Life isn't always fair, eh?


----------



## morph4me (Jul 12, 2007)

While I agree with everthing that has been said so far, I'd just like to point out that just because we all agree with you, it doesn't necessarily mean that you aren't insane or naive.:uhyeah:


----------



## BrandiJo (Jul 12, 2007)

Your friend is really dumb and hes dating an evil person. No girl i know would do that and i certainly never would.


----------



## Rich Parsons (Jul 12, 2007)

Ping898 said:


> What I don't understand is how does it occur to someone to do something like that in the first place?....I have to admit it would never enter my realm of thought...and personally I hate it when women do garbage like that cause it screws it up for the rest of us who don't play those games and don't want to....
> In the end though, I imagine whatever was driving them apart will pop back up...kind of like how a couple on the verge of divorce, has a kid hoping to save the marriage and it doesn't work...



Ping et al,

The sad thing is I have had this happen to some friends when I was in my twenties and now that I have some other friends who are in their twenties they have had the same discussion or "issue" with their girlfriends. 
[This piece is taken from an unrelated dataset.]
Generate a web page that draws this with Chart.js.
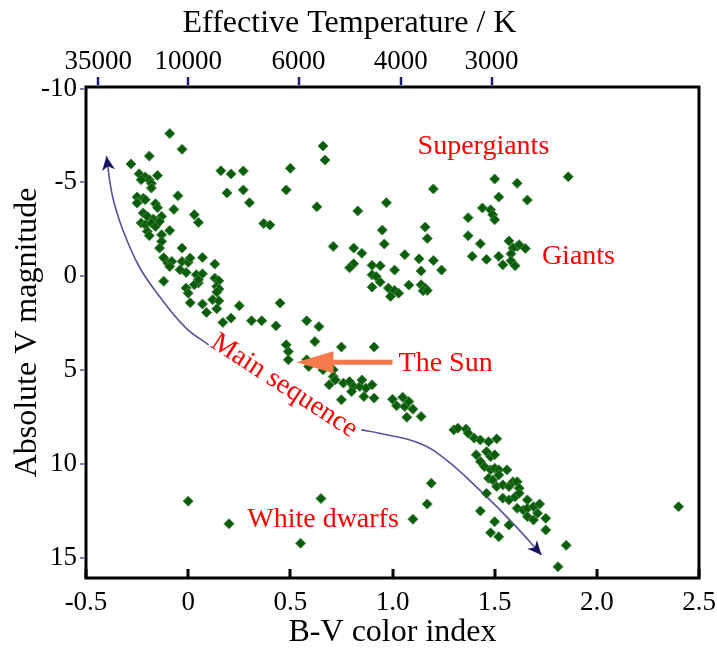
<!DOCTYPE html>
<html>
<head>
<meta charset="utf-8">
<title>HR diagram</title>
<script src="https://cdn.jsdelivr.net/npm/chart.js@4.4.1/dist/chart.umd.min.js"></script>
<style>
  html, body { margin: 0; padding: 0; background: #fff; }
  #wrap { width: 717px; height: 649px; }
</style>
</head>
<body>
<div id="wrap"><canvas id="hr" width="717" height="649"></canvas></div>
<script>
// star positions: B-V colour index and absolute V magnitude
const starBV = [
  -0.09, -0.03, -0.19, -0.28, -0.24, -0.21, -0.19, -0.18, -0.18, -0.15,
  -0.23, -0.05, -0.25, -0.22, -0.21, -0.25, -0.16, -0.15, -0.07, -0.22,
  -0.20, -0.17, -0.13, -0.23, -0.21, -0.18, -0.16, -0.14, -0.20, -0.19,
  -0.13, -0.09, -0.13, -0.14, 0.03, 0.05, -0.03, -0.12, -0.10, -0.08,
  -0.09, -0.03, 0.00, 0.01, -0.04, -0.01, 0.07, 0.13, -0.12, 0.04,
  0.07, 0.05, 0.03, -0.01, 0.00, 0.05, 0.13, 0.15, 0.14, 0.15,
  0.14, 0.12, 0.15, 0.14, 0.01, 0.07, 0.09, 0.16, 0.21, 0.27,
  0.19, 0.27, 0.30, 0.37, 0.40, 0.50, 0.48, 0.63, 0.66, 0.67,
  0.71, 0.83, 0.97, 0.95, 0.96, 0.81, 0.85, 0.81, 0.79, 0.90,
  0.94, 0.90, 0.92, 0.94, 0.90, 1.01, 0.98, 0.99, 1.01, 1.03,
  1.20, 1.06, 1.13, 1.14, 1.16, 1.17, 1.20, 1.24, 1.08, 1.14,
  1.16, 1.15, 1.17, 1.50, 1.61, 1.86, 1.52, 1.66, 1.37, 1.44,
  1.48, 1.49, 1.50, 1.37, 1.43, 1.39, 1.46, 1.52, 1.54, 1.57,
  1.61, 1.62, 1.65, 1.59, 1.58, 1.58, 1.60, 0.17, 0.21, 0.25,
  0.31, 0.36, 0.43, 0.45, 0.58, 0.64, 0.62, 0.75, 0.91, 0.48,
  0.49, 0.49, 0.58, 0.59, 0.66, 0.71, 0.71, 0.72, 0.69, 0.76,
  0.79, 0.81, 0.80, 0.84, 0.85, 0.87, 0.90, 0.86, 0.91, 0.75,
  1.00, 1.02, 1.05, 1.06, 1.08, 1.10, 1.07, 1.14, 1.30, 1.32,
  1.36, 1.37, 1.40, 1.43, 1.47, 1.51, 1.41, 1.43, 1.46, 1.48,
  1.50, 1.45, 1.48, 1.50, 1.52, 1.56, 1.47, 1.49, 1.52, 1.51,
  1.54, 1.57, 1.59, 1.61, 1.62, 1.54, 1.57, 1.60, 1.62, 1.66,
  1.61, 1.64, 1.66, 1.69, 1.72, 1.66, 1.69, 1.71, 1.75, 1.75,
  1.19, 1.17, 1.10, 1.46, 1.43, 1.50, 1.48, 1.52, 1.57, 1.85,
  1.81, 2.40, 0.00, 0.20, 0.65, 0.55
];
const starMag = [
  -7.60, -6.76, -6.40, -5.98, -5.46, -5.29, -5.14, -4.95, -4.70, -5.37,
  -5.14, -4.29, -4.22, -4.15, -4.08, -3.90, -3.86, -3.65, -3.56, -3.37,
  -3.19, -3.05, -3.19, -2.84, -2.75, -2.84, -2.65, -2.92, -2.39, -2.16,
  -2.21, -2.44, -1.86, -1.50, -3.28, -2.87, -1.50, -0.99, -0.70, -0.79,
  -0.52, -0.79, -0.74, -0.97, -0.35, -0.20, -1.00, -0.65, 0.26, -0.08,
  -0.13, 0.36, 0.45, 0.63, 0.90, 0.19, 0.10, 0.24, 0.54, 0.68,
  0.84, 1.25, 1.31, 1.73, 1.41, 1.48, 1.93, -5.62, -5.45, -5.61,
  -4.44, -4.60, -3.92, -2.81, -2.73, -5.75, -4.60, -3.70, -6.94, -6.19,
  -1.59, -3.48, -3.92, -2.46, -1.72, -1.50, -1.22, -0.67, -0.45, -0.58,
  -0.56, -0.08, 0.01, 0.31, 0.58, -0.33, 0.63, 1.08, 0.76, 0.90,
  -4.65, -1.15, -0.93, -0.28, -2.62, -2.01, -0.84, -0.33, 0.47, 0.45,
  0.63, 0.77, 0.76, -5.18, -4.95, -5.30, -4.22, -4.06, -3.12, -3.64,
  -3.54, -3.28, -3.01, -2.16, -1.73, -1.06, -0.90, -1.06, -0.61, -1.88,
  -1.59, -1.68, -1.48, -1.50, -1.20, -0.83, -0.56, 2.46, 2.23, 1.57,
  2.37, 2.37, 2.64, 1.43, 2.37, 2.68, 3.48, 3.77, 3.77, 3.65,
  4.01, 4.45, 4.45, 4.81, 4.98, 4.98, 5.34, 5.52, 5.78, 5.69,
  5.61, 5.87, 6.14, 5.87, 5.52, 5.96, 5.78, 6.41, 6.49, 6.58,
  6.55, 6.90, 6.44, 6.94, 6.67, 7.08, 7.51, 7.47, 8.18, 8.09,
  8.14, 8.36, 8.62, 8.72, 8.81, 8.66, 9.51, 9.87, 9.34, 9.61,
  9.51, 10.14, 10.31, 10.22, 10.31, 10.31, 10.76, 10.85, 10.58, 11.20,
  11.11, 11.20, 10.94, 10.94, 11.29, 11.82, 11.91, 11.74, 11.56, 11.91,
  12.36, 12.45, 12.36, 12.27, 12.13, 12.80, 12.98, 12.62, 12.89, 13.51,
  11.02, 12.13, 12.94, 11.56, 12.50, 13.07, 13.66, 13.87, 13.25, 14.33,
  15.47, 12.27, 11.98, 13.18, 11.84, 14.22
];

// axes
const bvTicks = [-0.5, 0, 0.5, 1.0, 1.5, 2.0, 2.5];
const bvTickLabels = ['-0.5', '0', '0.5', '1.0', '1.5', '2.0', '2.5'];
const magTicks = [-10, -5, 0, 5, 10, 15];
const magTickLabels = ['-10', '-5', '0', '5', '10', '15'];
const tempBV = [-0.44, 0, 0.54, 1.04, 1.485];
const tempLabels = ['35000', '10000', '6000', '4000', '3000'];

// the hand-drawn main sequence guide, split where the label sits on it
const seqUpperBV = [-0.40, -0.37, -0.32, -0.24, -0.14, -0.01, 0.10];
const seqUpperMag = [-6.39, -4.25, -2.48, -0.52, 1.08, 2.76, 3.65];
const seqLowerBV = [0.847, 0.936, 1.132, 1.263, 1.426, 1.59, 1.729];
const seqLowerMag = [8.18, 8.36, 8.89, 9.78, 11.38, 13.16, 14.84];

// arrow pointing at the Sun
const sunArrowBV = [1.0, 0.53];
const sunArrowMag = [4.58, 4.58];

const SERIF = "'Liberation Serif', 'Times New Roman', serif";

const notes = [
  { text: 'Supergiants', bv: 1.445, mag: -6.92, angle: 0 },
  { text: 'Giants', bv: 1.91, mag: -1.02, angle: 0 },
  { text: 'The Sun', bv: 1.26, mag: 4.63, angle: 0 },
  { text: 'White dwarfs', bv: 0.66, mag: 12.98, angle: 0 },
  { text: 'Main sequence', bv: 0.47, mag: 5.84, angle: 33 }
];

function pairs(xs, ys) {
  return xs.map((v, i) => ({ x: v, y: ys[i] }));
}

function arrowHead(ctx, tipX, tipY, fromX, fromY, len, half, notch, color) {
  const a = Math.atan2(tipY - fromY, tipX - fromX);
  ctx.save();
  ctx.translate(tipX, tipY);
  ctx.rotate(a);
  ctx.fillStyle = color;
  ctx.beginPath();
  ctx.moveTo(0, 0);
  ctx.lineTo(-len, -half);
  ctx.lineTo(-len + notch, 0);
  ctx.lineTo(-len, half);
  ctx.closePath();
  ctx.fill();
  ctx.restore();
}

// the frame is drawn by hand, so the axes should not reserve room for edge labels
function fixedBox(size) {
  return s => {
    if (s.isHorizontal()) s.height = size; else s.width = size;
    s.paddingLeft = 0;
    s.paddingRight = 0;
    s.paddingTop = 0;
    s.paddingBottom = 0;
  };
}

const decorations = {
  id: 'decorations',
  afterDatasetsDraw(chart) {
    const { ctx, chartArea: a, scales: { x, y } } = chart;
    ctx.save();

    const px = (bv) => x.getPixelForValue(bv);
    const py = (m) => y.getPixelForValue(m);

    // guide arrowheads
    arrowHead(ctx, px(seqUpperBV[0]), py(seqUpperMag[0]), px(seqUpperBV[1]), py(seqUpperMag[1]), 14, 6.5, 4, '#14145e');
    const n = seqLowerBV.length;
    arrowHead(ctx, px(seqLowerBV[n - 1]), py(seqLowerMag[n - 1]), px(seqLowerBV[n - 2]), py(seqLowerMag[n - 2]), 14, 6.5, 4, '#14145e');

    // the Sun arrow
    const sx0 = px(sunArrowBV[0]), sx1 = px(sunArrowBV[1]);
    const sy0 = py(sunArrowMag[0]), sy1 = py(sunArrowMag[1]);
    ctx.strokeStyle = '#f67a4e';
    ctx.lineWidth = 5;
    ctx.beginPath();
    ctx.moveTo(sx0, sy0);
    ctx.lineTo(sx1 + 30, sy1);
    ctx.stroke();
    arrowHead(ctx, sx1, sy1, sx0, sy0, 37, 11, 0, '#f67a4e');

    // region labels
    ctx.fillStyle = '#ff0000';
    ctx.font = '28px ' + SERIF;
    ctx.textAlign = 'center';
    ctx.textBaseline = 'middle';
    notes.forEach(nt => {
      ctx.save();
      ctx.translate(px(nt.bv), py(nt.mag));
      ctx.rotate(nt.angle * Math.PI / 180);
      ctx.fillText(nt.text, 0, 0);
      ctx.restore();
    });

    // tick marks: inner on the bottom, outer on the top and left
    ctx.strokeStyle = '#000';
    ctx.lineWidth = 3;
    bvTicks.forEach(v => {
      const tx = Math.round(px(v));
      ctx.beginPath();
      ctx.moveTo(tx, a.bottom);
      ctx.lineTo(tx, a.bottom - 9);
      ctx.stroke();
    });
    ctx.strokeStyle = '#1c1c78';
    ctx.lineWidth = 2.5;
    tempBV.forEach(v => {
      const tx = Math.round(px(v));
      ctx.beginPath();
      ctx.moveTo(tx, a.top - 2);
      ctx.lineTo(tx, a.top - 10);
      ctx.stroke();
    });
    ctx.strokeStyle = '#8080b0';
    ctx.lineWidth = 2;
    magTicks.forEach(v => {
      const ty = Math.round(py(v));
      ctx.beginPath();
      ctx.moveTo(a.left - 6, ty);
      ctx.lineTo(a.left - 2, ty);
      ctx.stroke();
    });

    // frame
    ctx.strokeStyle = '#000';
    ctx.lineWidth = 3;
    ctx.strokeRect(a.left, a.top, a.right - a.left, a.bottom - a.top);
    ctx.restore();
  }
};

const tickFont = { family: SERIF, size: 27 };

new Chart(document.getElementById('hr'), {
  type: 'scatter',
  data: {
    datasets: [
      {
        label: 'Stars',
        data: pairs(starBV, starMag),
        pointStyle: 'rectRot',
        pointRadius: 5,
        backgroundColor: '#0b5d0b',
        borderColor: '#3f843f',
        borderWidth: 1
      },
      {
        type: 'line',
        label: 'Main sequence (upper)',
        data: pairs(seqUpperBV, seqUpperMag),
        borderColor: 'rgba(40, 40, 130, 0.8)',
        borderWidth: 1.6,
        pointRadius: 0,
        tension: 0.4,
        fill: false
      },
      {
        type: 'line',
        label: 'Main sequence (lower)',
        data: pairs(seqLowerBV, seqLowerMag),
        borderColor: 'rgba(40, 40, 130, 0.8)',
        borderWidth: 1.6,
        pointRadius: 0,
        tension: 0.4,
        fill: false
      }
    ]
  },
  options: {
    responsive: false,
    animation: false,
    devicePixelRatio: 1,
    layout: { padding: { left: 0, right: 18, top: 0, bottom: 0 } },
    plugins: {
      legend: { display: false },
      tooltip: { enabled: false },
      title: {
        display: true,
        text: 'Effective Temperature / K',
        color: '#000',
        font: { family: SERIF, size: 32, weight: 'normal', lineHeight: 1 },
        padding: { top: 8, bottom: 0 }
      }
    },
    scales: {
      x: {
        type: 'linear',
        position: 'bottom',
        min: -0.5,
        max: 2.5,
        grid: { display: false, drawTicks: false },
        border: { display: false },
        afterBuildTicks: s => { s.ticks = bvTicks.map(v => ({ value: v })); },
        afterFit: fixedBox(71),
        ticks: {
          padding: 9,
          color: '#000',
          font: tickFont,
          autoSkip: false,
          maxRotation: 0,
          callback: (v, i) => bvTickLabels[i]
        },
        title: {
          display: true,
          text: 'B-V color index',
          color: '#000',
          font: { family: SERIF, size: 32, lineHeight: 1 },
          padding: { top: 0, bottom: 0 }
        }
      },
      x2: {
        type: 'linear',
        position: 'top',
        min: -0.5,
        max: 2.5,
        grid: { display: false, drawTicks: false },
        border: { display: false },
        afterBuildTicks: s => { s.ticks = tempBV.map(v => ({ value: v })); },
        afterFit: fixedBox(47),
        ticks: {
          padding: 9,
          color: '#000',
          font: tickFont,
          autoSkip: false,
          maxRotation: 0,
          callback: (v, i) => tempLabels[i]
        }
      },
      y: {
        type: 'linear',
        position: 'left',
        reverse: true,
        min: -10.08,
        max: 16.07,
        grid: { display: false, drawTicks: false },
        border: { display: false },
        afterBuildTicks: s => { s.ticks = magTicks.map(v => ({ value: v })); },
        afterFit: fixedBox(86),
        ticks: {
          padding: 9,
          color: '#000',
          font: tickFont,
          autoSkip: false,
          callback: (v, i) => magTickLabels[i]
        },
        title: {
          display: true,
          text: 'Absolute V magnitude',
          color: '#000',
          font: { family: SERIF, size: 32, lineHeight: 1 },
          padding: { top: 12, bottom: 0 }
        }
      }
    }
  },
  plugins: [decorations]
});
</script>
</body>
</html>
One just told him she was Pregnant. (* He is an obsessive worrier and was worried about her *). She could not understand when he asked if she had seen a doctor or if she had taken a test? She replied no. He stated how do you know? She replied that she talked to her Sister and Mother who both had kids. She could not understand his desire or corcern that she was pregnant. He wanted to marry her but she was hesitant.  She wanted him to get upset about the pregnancy and for him to get mad so she could break up with him for being a jerk about the pregnancy scare. He supported her and wanted to get the test and was concerned about her. When he found out that she was not telling the truth to make him react, he decided that is she wanted to break up that bad he would. She could call him the bad guy.


Some women just use sex and or a child or pregnancy as a tool to either get rid of or to keep someone. 

(* Note: Some men are just jerks and that is a totally different thread. I recognize that as well. *) 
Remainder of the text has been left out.